Des premiers résultats prometteurs
Ce que suggèrent certains des premiers résultats publiés dans eLife, c’est que le rôle du microbiote dépend certainement beaucoup des espèces. « Dans nos modèles théoriques sur des bactéries comme Clostridium difficile, les entérobactéries ou Escherichia coli, il semble jouer un rôle actif dans la dissémination et la résistance alors que, pour d’autres espèces comme le staphylocoque doré, celui-ci paraît moins important », dévoile Lulla Opatowski. Pour cette chercheuse, tous les travaux menés actuellement sur les interactions entre microbiote et antibiorésistance sont plein de promesses. « Dans un contexte où les perspectives de nouveaux antibiotiques restent assez limitées, si l’on arrive à mieux comprendre le rôle du microbiote dans l’acquisition des bactéries résistantes, cela ouvrira la voie à de nouvelles stratégies thérapeutiques qui cibleront spécifiquement le microbiote et la composition des espèces qui le constituent. » « Grâce à nos connaissances sur le microbiote, nous arriverons un jour à contrôler sa colonisation par les bactéries multirésistantes, ajoute Etienne Ruppé. Nous serons alors capables d’éradiquer ou de conserver ces bactéries à très basse concentration, ce qui réduira le risque de transmission et d’infection. Nous aurons aussi à notre disposition de nouvelles armes pour lutter contre l’antibiorésistance. »
De nouvelles armes qui mettront du temps avant d’arriver sur le marché. « Plus les recherches avancent, plus on se rend compte de la complexité du défi qui nous attend, souligne Etienne Ruppé.

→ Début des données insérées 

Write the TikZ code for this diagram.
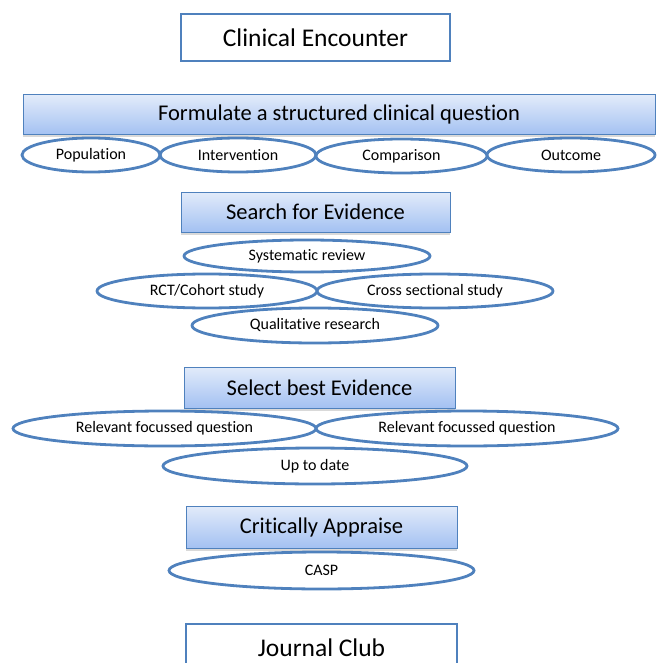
\documentclass[tikz,border=0pt]{standalone}
\usepackage{fontspec}
\setmainfont{Carlito}[Ligatures=NoCommon]
\usetikzlibrary{shapes.geometric,shadows}

\definecolor{edgeblue}{HTML}{4F81BD}
\definecolor{shadetop}{HTML}{E2EBFA}
\definecolor{shadebot}{HTML}{A3C1F2}

\tikzset{
    endbox/.style={draw=edgeblue, line width=2.8pt, fill=white, inner sep=0pt,
        font=\fontsize{25.5}{28}\selectfont},
    stagebox/.style={draw=edgeblue, line width=1pt, top color=shadetop,
        bottom color=shadebot, inner sep=0pt,
        drop shadow={shadow xshift=0pt, shadow yshift=-2.5pt, opacity=0.3},
        font=\fontsize{22.5}{25}\selectfont},
    facet/.style={ellipse, draw=edgeblue, line width=2.8pt, inner sep=0pt,
        minimum height=34pt, font=\fontsize{16}{18}\selectfont}
}

\begin{document}
\begin{tikzpicture}[x=1pt,y=-1pt]
    \clip (0,0) rectangle (660,663);

    % Start
    \node [endbox, minimum width=269pt, minimum height=47pt] (encounter)
        at (315.5,37.5) {Clinical Encounter};

    % Question
    \node [stagebox, minimum width=632pt, minimum height=40pt] (formulate)
        at (339,115) {Formulate a structured clinical question};
    \node [facet, minimum width=138pt] (pop) at (91,155) {Population};
    \node [facet, minimum width=156pt] (interv) at (238,155) {Intervention};
    \node [facet, minimum width=171pt] (compar) at (401.5,156) {Comparison};
    \node [facet, minimum width=168pt] (outcome) at (571,155) {Outcome};

    % Search
    \node [stagebox, minimum width=269pt, minimum height=40pt] (search)
        at (315.5,212) {Search for Evidence};
    \node [facet, minimum width=246pt, minimum height=32pt] (sysrev)
        at (307,256) {Systematic review};
    \node [facet, minimum width=220pt] (rct) at (207,291) {RCT/Cohort study};
    \node [facet, minimum width=236pt] (cross) at (435,291) {Cross sectional study};
    \node [facet, minimum width=246pt, minimum height=35pt] (qual)
        at (315,325.5) {Qualitative research};

    % Select
    \node [stagebox, minimum width=271pt, minimum height=41pt] (select)
        at (319.5,387.5) {Select best Evidence};
    \node [facet, minimum width=303pt, minimum height=35pt] (relev1)
        at (164.5,428.5) {Relevant focussed question};
    \node [facet, minimum width=302pt, minimum height=35pt] (relev2)
        at (467,428.5) {Relevant focussed question};
    \node [facet, minimum width=304pt, minimum height=36pt] (uptodate)
        at (315,466) {Up to date};

    % Appraise
    \node [stagebox, minimum width=271pt, minimum height=42pt] (appraise)
        at (321.5,527) {Critically Appraise};
    \node [facet, minimum width=305pt, minimum height=37pt] (casp)
        at (321.5,570.5) {CASP};

    % End
    \node [endbox, minimum width=271pt, minimum height=47pt] (club)
        at (321.5,647.5) {Journal Club};
\end{tikzpicture}
\end{document}
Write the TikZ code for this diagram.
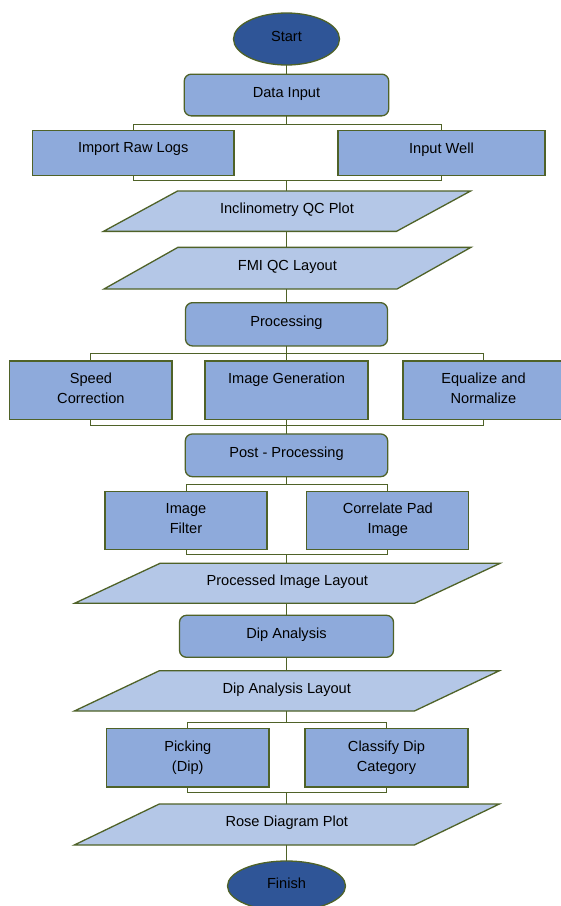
\documentclass[tikz,border=0pt]{standalone}
\usepackage{fontspec}
\setmainfont{Liberation Sans}
\usetikzlibrary{shapes.geometric,backgrounds}
\definecolor{edgegreen}{HTML}{4F6228}
\definecolor{darkfill}{HTML}{2F5597}
\definecolor{boxfill}{HTML}{8EAADB}
\definecolor{parafill}{HTML}{B4C7E7}
\tikzset{
  every node/.style={font=\fontsize{14.6}{20}\selectfont, inner sep=0pt, outer sep=0pt},
  oval/.style={ellipse, draw=edgegreen, fill=darkfill, line width=1.3pt, text height=10.4pt, text depth=6pt},
  rbox/.style={rectangle, rounded corners=7pt, draw=edgegreen, fill=boxfill, line width=1.3pt, text height=10.4pt, text depth=6pt},
  sbox/.style={rectangle, draw=edgegreen, fill=boxfill, line width=1.3pt},
  boxtext/.style={anchor=north, align=center},
  pnode/.style={rectangle, text height=10.4pt, text depth=6pt},
  pshape/.style={draw=edgegreen, fill=parafill, line width=1.3pt, line join=miter},
  link/.style={draw=edgegreen, line width=1pt},
}
\newcommand{\paradraw}[2]{\draw[pshape] ([xshift=-#2pt]#1.south west) -- (#1.south east) -- ([xshift=#2pt]#1.north east) -- (#1.north west) -- cycle;}
\begin{document}
\begin{tikzpicture}[x=1pt,y=-1pt]
\begin{scope}[on background layer]
  \fill[white] (0,0) rectangle (561,906);
\end{scope}
\clip (0,0) rectangle (561,906);

% --- nodes
\node[oval, minimum width=106pt, minimum height=52pt] (start) at (286.5,39) {Start};
\node[rbox, minimum width=204.5pt, minimum height=41.7pt] (datain) at (286.5,95) {Data Input};

\node[sbox, minimum width=201.6pt, minimum height=44.6pt] (import) at (133.2,153) {};
\node[boxtext] (importT) at ([yshift=-12pt]import.north) {Import Raw Logs};
\node[sbox, minimum width=207pt, minimum height=44.6pt] (inputwell) at (441.5,153) {};
\node[boxtext] (inputwellT) at ([yshift=-12pt]inputwell.north) {Input Well};

\node[pnode, minimum width=219pt, minimum height=40.3pt] (incl) at (287,211.2) {Inclinometry QC Plot};
\node[pnode, minimum width=219pt, minimum height=41.7pt] (fmi) at (287.4,268.2) {FMI QC Layout};

\node[rbox, minimum width=202pt, minimum height=43.3pt] (proc) at (286.5,324.3) {Processing};

\node[sbox, minimum width=162.3pt, minimum height=58.3pt] (speed) at (90.9,390.2) {};
\node[boxtext] (speedT) at ([yshift=-12pt]speed.north) {Speed\\Correction};
\node[sbox, minimum width=163pt, minimum height=58.3pt] (imggen) at (286.5,390.2) {};
\node[boxtext] (imggenT) at ([yshift=-12pt]imggen.north) {Image Generation};
\node[sbox, minimum width=161pt, minimum height=58.3pt] (equal) at (483.5,390.2) {};
\node[boxtext] (equalT) at ([yshift=-12pt]equal.north) {Equalize and\\Normalize};

\node[rbox, minimum width=202.4pt, minimum height=42.7pt] (post) at (286.5,455.3) {Post - Processing};

\node[sbox, minimum width=162pt, minimum height=58.4pt] (filter) at (186,520.5) {};
\node[boxtext] (filterT) at ([yshift=-12pt]filter.north) {Image\\Filter};
\node[sbox, minimum width=162pt, minimum height=58.4pt] (correl) at (387.8,520.5) {};
\node[boxtext] (correlT) at ([yshift=-12pt]correl.north) {Correlate Pad\\Image};

\node[pnode, minimum width=254.5pt, minimum height=40pt] (procimg) at (287.3,583.3) {Processed Image Layout};

\node[rbox, minimum width=214pt, minimum height=42pt] (dipana) at (286.5,636.3) {Dip Analysis};

\node[pnode, minimum width=255pt, minimum height=40.3pt] (diplay) at (286.8,690.9) {Dip Analysis Layout};

\node[sbox, minimum width=162.5pt, minimum height=58.3pt] (picking) at (187.8,757.9) {};
\node[boxtext] (pickingT) at ([yshift=-12pt]picking.north) {Picking\\(Dip)};
\node[sbox, minimum width=163pt, minimum height=58.3pt] (classify) at (386.5,757.9) {};
\node[boxtext] (classifyT) at ([yshift=-12pt]classify.north) {Classify Dip\\Category};

\node[pnode, minimum width=255pt, minimum height=41pt] (rose) at (286.8,824.5) {Rose Diagram Plot};

\node[oval, minimum width=118pt, minimum height=50pt] (finish) at (286.5,886) {Finish};

% --- parallelogram outlines behind their texts
\begin{scope}[on background layer]
  \paradraw{incl}{74}
  \paradraw{fmi}{74}
  \paradraw{procimg}{85.5}
  \paradraw{diplay}{85}
  \paradraw{rose}{85}
\end{scope}

% --- junction points
\coordinate (b1) at (286.5,124.3);
\coordinate (b2) at (286.5,180);
\coordinate (b3) at (286.5,353.3);
\coordinate (b4) at (286.5,425.7);
\coordinate (b5) at (286.5,484);
\coordinate (b6) at (286.5,554.3);
\coordinate (b7) at (286.5,722.7);
\coordinate (b8) at (286.5,792);

% --- connectors
\draw[link] (start.south) -- (datain.north);
\draw[link] (datain.south) -- (b1);
\draw[link] (import.north) -- (import.north |- b1) -- (inputwell.north |- b1) -- (inputwell.north);
\draw[link] (import.south) -- (import.south |- b2) -- (inputwell.south |- b2) -- (inputwell.south);
\draw[link] (b2) -- (b2 |- incl.north);
\draw[link] (b2 |- incl.south) -- (b2 |- fmi.north);
\draw[link] (b2 |- fmi.south) -- (proc.north);

\draw[link] (proc.south) -- (b3);
\draw[link] (speed.north) -- (speed.north |- b3) -- (equal.north |- b3) -- (equal.north);
\draw[link] (b3) -- (imggen.north);
\draw[link] (speed.south) -- (speed.south |- b4) -- (equal.south |- b4) -- (equal.south);
\draw[link] (imggen.south) -- (post.north);

\draw[link] (post.south) -- (b5);
\draw[link] (filter.north) -- (filter.north |- b5) -- (correl.north |- b5) -- (correl.north);
\draw[link] (filter.south) -- (filter.south |- b6) -- (correl.south |- b6) -- (correl.south);
\draw[link] (b6) -- (b6 |- procimg.north);
\draw[link] (b6 |- procimg.south) -- (dipana.north);
\draw[link] (dipana.south) -- (b6 |- diplay.north);
\draw[link] (b7 |- diplay.south) -- (b7);
\draw[link] (picking.north) -- (picking.north |- b7) -- (classify.north |- b7) -- (classify.north);
\draw[link] (picking.south) -- (picking.south |- b8) -- (classify.south |- b8) -- (classify.south);
\draw[link] (b8) -- (b8 |- rose.north);
\draw[link] (b8 |- rose.south) -- (finish.north);
\end{tikzpicture}
\end{document}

Le microbiote est extrêmement variable en fonction des individus. On peut donc craindre que les probiotiques de nouvelle génération fonctionnent bien chez certains, et pas ou mal chez d’autres. Tous ces travaux touchent du doigt le concept de médecine personnalisée qui impliquera de passer en revue des données hypercomplexes pour chaque patient avant de décider quel probiotique lui administrer. » Mais le chercheur se veut optimiste. « En 2030 ou 2040, nous diposerons de tests de microbiote qui fonctionneront, contrairement à ceux qui sont pratiqués aujourd’hui, pronostique-t-il. Des médecins spécialisés en microbiote seront capables de déterminer un diagnostic et de prescrire en préventif ou en curatif le cocktail de souches adapté à un patient en réanimation, sous antibiotique ou sous chimiothérapie. Cocktails que les pharmaciens prépareront et délivreront aussi dans les officines. Mais avant d’en arriver là, il faudra régler la question du prix et de la régulation de ces probiotiques, car aujourd’hui la préservation du microbiote n’est pas un critère de jugement pour les agences du médicament », conclut Etienne Ruppé.